---------- Exercise input ----------

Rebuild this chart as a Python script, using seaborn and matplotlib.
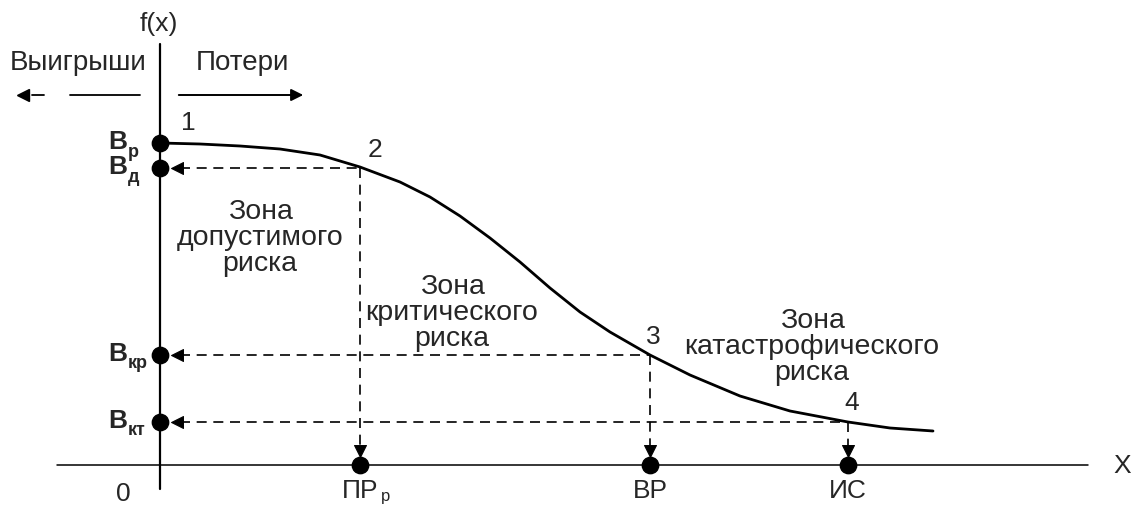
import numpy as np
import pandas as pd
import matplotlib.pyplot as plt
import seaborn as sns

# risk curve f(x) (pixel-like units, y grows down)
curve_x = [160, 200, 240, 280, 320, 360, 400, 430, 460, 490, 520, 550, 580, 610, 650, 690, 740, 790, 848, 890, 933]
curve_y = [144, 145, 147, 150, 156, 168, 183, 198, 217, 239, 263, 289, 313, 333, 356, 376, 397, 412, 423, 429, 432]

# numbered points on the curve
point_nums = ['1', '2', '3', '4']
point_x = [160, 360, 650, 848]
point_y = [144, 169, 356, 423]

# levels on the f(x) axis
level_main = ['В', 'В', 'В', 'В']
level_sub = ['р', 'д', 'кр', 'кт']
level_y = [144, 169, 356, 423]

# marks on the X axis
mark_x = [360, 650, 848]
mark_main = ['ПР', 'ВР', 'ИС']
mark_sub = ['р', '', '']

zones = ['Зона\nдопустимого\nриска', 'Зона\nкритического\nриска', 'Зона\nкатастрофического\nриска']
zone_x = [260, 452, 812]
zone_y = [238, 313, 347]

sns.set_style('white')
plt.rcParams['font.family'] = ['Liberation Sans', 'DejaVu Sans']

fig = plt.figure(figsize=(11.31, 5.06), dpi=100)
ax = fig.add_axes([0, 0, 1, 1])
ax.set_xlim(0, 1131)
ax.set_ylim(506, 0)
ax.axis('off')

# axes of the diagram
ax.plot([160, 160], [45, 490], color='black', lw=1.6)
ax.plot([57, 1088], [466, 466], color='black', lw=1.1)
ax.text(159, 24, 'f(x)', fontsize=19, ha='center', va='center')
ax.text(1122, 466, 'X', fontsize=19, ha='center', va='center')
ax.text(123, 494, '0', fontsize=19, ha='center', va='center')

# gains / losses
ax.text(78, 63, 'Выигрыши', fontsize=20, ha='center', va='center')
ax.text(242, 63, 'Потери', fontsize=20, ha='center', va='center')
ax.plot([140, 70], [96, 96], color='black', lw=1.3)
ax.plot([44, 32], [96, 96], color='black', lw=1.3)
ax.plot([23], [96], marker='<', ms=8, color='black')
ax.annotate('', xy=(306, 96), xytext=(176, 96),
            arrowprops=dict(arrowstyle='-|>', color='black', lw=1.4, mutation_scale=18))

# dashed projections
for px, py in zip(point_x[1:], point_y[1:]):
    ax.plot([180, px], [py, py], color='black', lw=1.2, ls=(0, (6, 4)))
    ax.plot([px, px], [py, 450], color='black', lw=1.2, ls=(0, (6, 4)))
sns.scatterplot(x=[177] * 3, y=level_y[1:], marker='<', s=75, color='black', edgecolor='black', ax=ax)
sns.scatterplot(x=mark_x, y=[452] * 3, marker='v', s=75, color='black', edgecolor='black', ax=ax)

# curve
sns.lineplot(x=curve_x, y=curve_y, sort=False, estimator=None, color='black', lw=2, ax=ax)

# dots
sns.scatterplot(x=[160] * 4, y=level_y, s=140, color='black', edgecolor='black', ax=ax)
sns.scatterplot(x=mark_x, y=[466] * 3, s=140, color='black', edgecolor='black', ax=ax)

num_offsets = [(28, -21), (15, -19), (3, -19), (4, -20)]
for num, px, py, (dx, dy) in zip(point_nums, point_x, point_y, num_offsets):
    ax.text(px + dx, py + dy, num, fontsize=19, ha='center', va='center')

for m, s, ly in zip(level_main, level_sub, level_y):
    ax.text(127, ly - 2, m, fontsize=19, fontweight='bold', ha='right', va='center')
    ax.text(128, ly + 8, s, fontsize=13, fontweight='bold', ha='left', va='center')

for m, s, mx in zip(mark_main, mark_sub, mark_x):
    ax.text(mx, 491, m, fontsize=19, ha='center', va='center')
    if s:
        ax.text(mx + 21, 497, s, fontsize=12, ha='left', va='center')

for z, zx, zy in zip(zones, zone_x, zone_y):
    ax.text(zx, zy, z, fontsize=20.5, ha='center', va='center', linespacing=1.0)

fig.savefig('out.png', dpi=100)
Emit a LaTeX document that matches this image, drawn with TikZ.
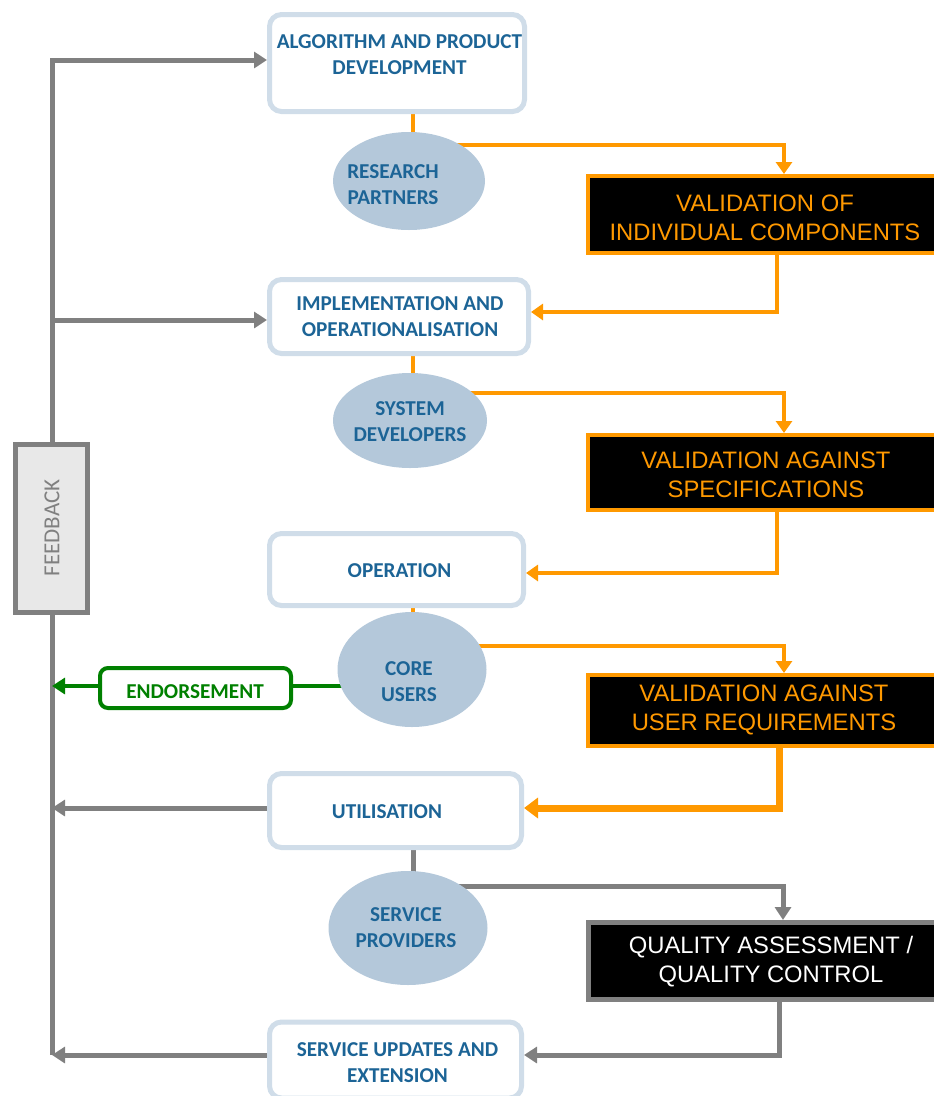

----------

◆ **Work to complete**: Please repeat exactly the data above from its first line to the line that contains "color='black', lw=1.4, mutation_scale=18))", inclusive, and leave every picture out.

◆ **Solution below**:
Rebuild this chart as a Python script, using seaborn and matplotlib.
import numpy as np
import pandas as pd
import matplotlib.pyplot as plt
import seaborn as sns

# risk curve f(x) (pixel-like units, y grows down)
curve_x = [160, 200, 240, 280, 320, 360, 400, 430, 460, 490, 520, 550, 580, 610, 650, 690, 740, 790, 848, 890, 933]
curve_y = [144, 145, 147, 150, 156, 168, 183, 198, 217, 239, 263, 289, 313, 333, 356, 376, 397, 412, 423, 429, 432]

# numbered points on the curve
point_nums = ['1', '2', '3', '4']
point_x = [160, 360, 650, 848]
point_y = [144, 169, 356, 423]

# levels on the f(x) axis
level_main = ['В', 'В', 'В', 'В']
level_sub = ['р', 'д', 'кр', 'кт']
level_y = [144, 169, 356, 423]

# marks on the X axis
mark_x = [360, 650, 848]
mark_main = ['ПР', 'ВР', 'ИС']
mark_sub = ['р', '', '']

zones = ['Зона\nдопустимого\nриска', 'Зона\nкритического\nриска', 'Зона\nкатастрофического\nриска']
zone_x = [260, 452, 812]
zone_y = [238, 313, 347]

sns.set_style('white')
plt.rcParams['font.family'] = ['Liberation Sans', 'DejaVu Sans']

fig = plt.figure(figsize=(11.31, 5.06), dpi=100)
ax = fig.add_axes([0, 0, 1, 1])
ax.set_xlim(0, 1131)
ax.set_ylim(506, 0)
ax.axis('off')

# axes of the diagram
ax.plot([160, 160], [45, 490], color='black', lw=1.6)
ax.plot([57, 1088], [466, 466], color='black', lw=1.1)
ax.text(159, 24, 'f(x)', fontsize=19, ha='center', va='center')
ax.text(1122, 466, 'X', fontsize=19, ha='center', va='center')
ax.text(123, 494, '0', fontsize=19, ha='center', va='center')

# gains / losses
ax.text(78, 63, 'Выигрыши', fontsize=20, ha='center', va='center')
ax.text(242, 63, 'Потери', fontsize=20, ha='center', va='center')
ax.plot([140, 70], [96, 96], color='black', lw=1.3)
ax.plot([44, 32], [96, 96], color='black', lw=1.3)
ax.plot([23], [96], marker='<', ms=8, color='black')
ax.annotate('', xy=(306, 96), xytext=(176, 96),
            arrowprops=dict(arrowstyle='-|>', color='black', lw=1.4, mutation_scale=18))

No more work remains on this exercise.